§ Objective
Copy out the whole listing exactly as written, leaving the pictures behind.

__________________________________________________

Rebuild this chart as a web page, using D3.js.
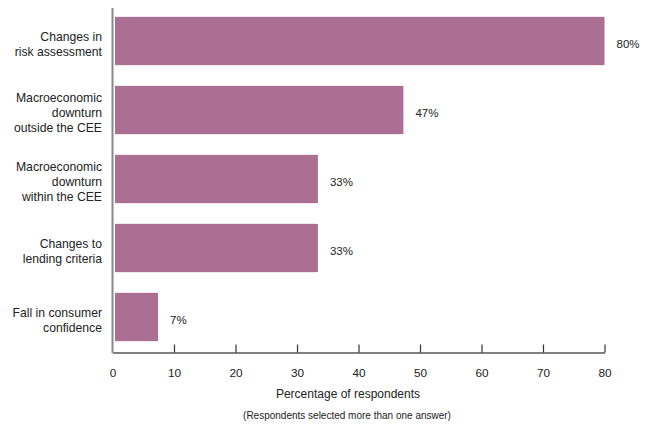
<!DOCTYPE html>
<html><head><meta charset="utf-8">
<script src="https://cdn.jsdelivr.net/npm/d3@7"></script>
<style>
html,body{margin:0;padding:0;background:#fff;}
text{font-family:"Liberation Sans",Arial,Helvetica,sans-serif;fill:#222;}
</style></head>
<body><svg id="c" width="656" height="428"></svg>
<script>
const categories = [
  ["Changes in","risk assessment"],
  ["Macroeconomic","downturn","outside the CEE"],
  ["Macroeconomic","downturn","within the CEE"],
  ["Changes to","lending criteria"],
  ["Fall in consumer","confidence"]
];
const values = [80, 47.3, 33.4, 33.4, 7.4];
const valueLabels = ["80%","47%","33%","33%","7%"];
const xTicks = [0,10,20,30,40,50,60,70,80];
const xTitle = "Percentage of respondents";
const note = "(Respondents selected more than one answer)";

const svg = d3.select("#c");
const x = d3.scaleLinear().domain([0,80]).range([112.5,604.5]);
const y = d3.scaleBand().domain(d3.range(categories.length)).range([6.5,351.5]).paddingInner(0.3).paddingOuter(0.15);
const barColor = "#ab6f93";

// bars
svg.append("g").selectAll("rect").data(values).join("rect")
  .attr("x", x(0)+2.5)
  .attr("y", (d,i)=>y(i))
  .attr("width", d=>x(d)-x(0)-2.5)
  .attr("height", y.bandwidth())
  .attr("fill", barColor);

// value labels
svg.append("g").selectAll("text").data(values).join("text")
  .attr("x", d=>x(d)+12)
  .attr("y", (d,i)=>y(i)+y.bandwidth()/2+3)
  .attr("dy","0.35em")
  .attr("font-size","11.5px")
  .text((d,i)=>valueLabels[i]);

// category labels
const cg = svg.append("g");
categories.forEach((lines,i)=>{
  const cy = y(i)+y.bandwidth()/2+3;
  const lh = 15;
  const t = cg.append("text").attr("text-anchor","end").attr("font-size","12.2px");
  lines.forEach((ln,j)=>{
    t.append("tspan").attr("x",102)
     .attr("y", cy + (j-(lines.length-1)/2)*lh)
     .attr("dy","0.35em").text(ln);
  });
});

// x axis
const xa = svg.append("g").attr("transform","translate(0,352.5)")
  .call(d3.axisBottom(x).tickValues(xTicks).tickSize(0).tickPadding(0).tickFormat(""));
xa.select(".domain").attr("stroke","#555").attr("stroke-width",1.5);
xa.selectAll(".tick line").remove();
xa.selectAll(".tick").filter(d=>d!==0).append("line")
  .attr("y1",0).attr("y2",-8).attr("stroke","#333").attr("stroke-width",1.2);
xa.selectAll(".tick").append("text")
  .attr("y",20).attr("dy","0.35em").attr("text-anchor","middle")
  .attr("font-size","11.8px").attr("fill","#222").text(d=>d);

// y axis line
svg.append("line").attr("x1",x(0)).attr("x2",x(0)).attr("y1",8).attr("y2",353)
  .attr("stroke","#888").attr("stroke-width",2);

svg.append("text").attr("x",348).attr("y",394).attr("dy","0.35em")
  .attr("text-anchor","middle").attr("font-size","12px").text(xTitle);
svg.append("text").attr("x",347).attr("y",415.5).attr("dy","0.35em")
  .attr("text-anchor","middle").attr("font-size","10px").text(note);
</script></body></html>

__________________________________________________

§ Answer
Rebuild this chart as a web page, using D3.js.
<!DOCTYPE html>
<html><head><meta charset="utf-8">
<script src="https://cdn.jsdelivr.net/npm/d3@7"></script>
<style>
html,body{margin:0;padding:0;background:#fff;}
text{font-family:"Liberation Sans",Arial,Helvetica,sans-serif;fill:#222;}
</style></head>
<body><svg id="c" width="656" height="428"></svg>
<script>
const categories = [
  ["Changes in","risk assessment"],
  ["Macroeconomic","downturn","outside the CEE"],
  ["Macroeconomic","downturn","within the CEE"],
  ["Changes to","lending criteria"],
  ["Fall in consumer","confidence"]
];
const values = [80, 47.3, 33.4, 33.4, 7.4];
const valueLabels = ["80%","47%","33%","33%","7%"];
const xTicks = [0,10,20,30,40,50,60,70,80];
const xTitle = "Percentage of respondents";
const note = "(Respondents selected more than one answer)";

const svg = d3.select("#c");
const x = d3.scaleLinear().domain([0,80]).range([112.5,604.5]);
const y = d3.scaleBand().domain(d3.range(categories.length)).range([6.5,351.5]).paddingInner(0.3).paddingOuter(0.15);
const barColor = "#ab6f93";

// bars
svg.append("g").selectAll("rect").data(values).join("rect")
  .attr("x", x(0)+2.5)
  .attr("y", (d,i)=>y(i))
  .attr("width", d=>x(d)-x(0)-2.5)
  .attr("height", y.bandwidth())
  .attr("fill", barColor);

// value labels
svg.append("g").selectAll("text").data(values).join("text")
  .attr("x", d=>x(d)+12)
  .attr("y", (d,i)=>y(i)+y.bandwidth()/2+3)
  .attr("dy","0.35em")
  .attr("font-size","11.5px")
  .text((d,i)=>valueLabels[i]);

// category labels
const cg = svg.append("g");
categories.forEach((lines,i)=>{
  const cy = y(i)+y.bandwidth()/2+3;
  const lh = 15;
  const t = cg.append("text").attr("text-anchor","end").attr("font-size","12.2px");
  lines.forEach((ln,j)=>{
    t.append("tspan").attr("x",102)
     .attr("y", cy + (j-(lines.length-1)/2)*lh)
     .attr("dy","0.35em").text(ln);
  });
});

// x axis
const xa = svg.append("g").attr("transform","translate(0,352.5)")
  .call(d3.axisBottom(x).tickValues(xTicks).tickSize(0).tickPadding(0).tickFormat(""));
xa.select(".domain").attr("stroke","#555").attr("stroke-width",1.5);
xa.selectAll(".tick line").remove();
xa.selectAll(".tick").filter(d=>d!==0).append("line")
  .attr("y1",0).attr("y2",-8).attr("stroke","#333").attr("stroke-width",1.2);
xa.selectAll(".tick").append("text")
  .attr("y",20).attr("dy","0.35em").attr("text-anchor","middle")
  .attr("font-size","11.8px").attr("fill","#222").text(d=>d);

// y axis line
svg.append("line").attr("x1",x(0)).attr("x2",x(0)).attr("y1",8).attr("y2",353)
  .attr("stroke","#888").attr("stroke-width",2);

svg.append("text").attr("x",348).attr("y",394).attr("dy","0.35em")
  .attr("text-anchor","middle").attr("font-size","12px").text(xTitle);
svg.append("text").attr("x",347).attr("y",415.5).attr("dy","0.35em")
  .attr("text-anchor","middle").attr("font-size","10px").text(note);
</script></body></html>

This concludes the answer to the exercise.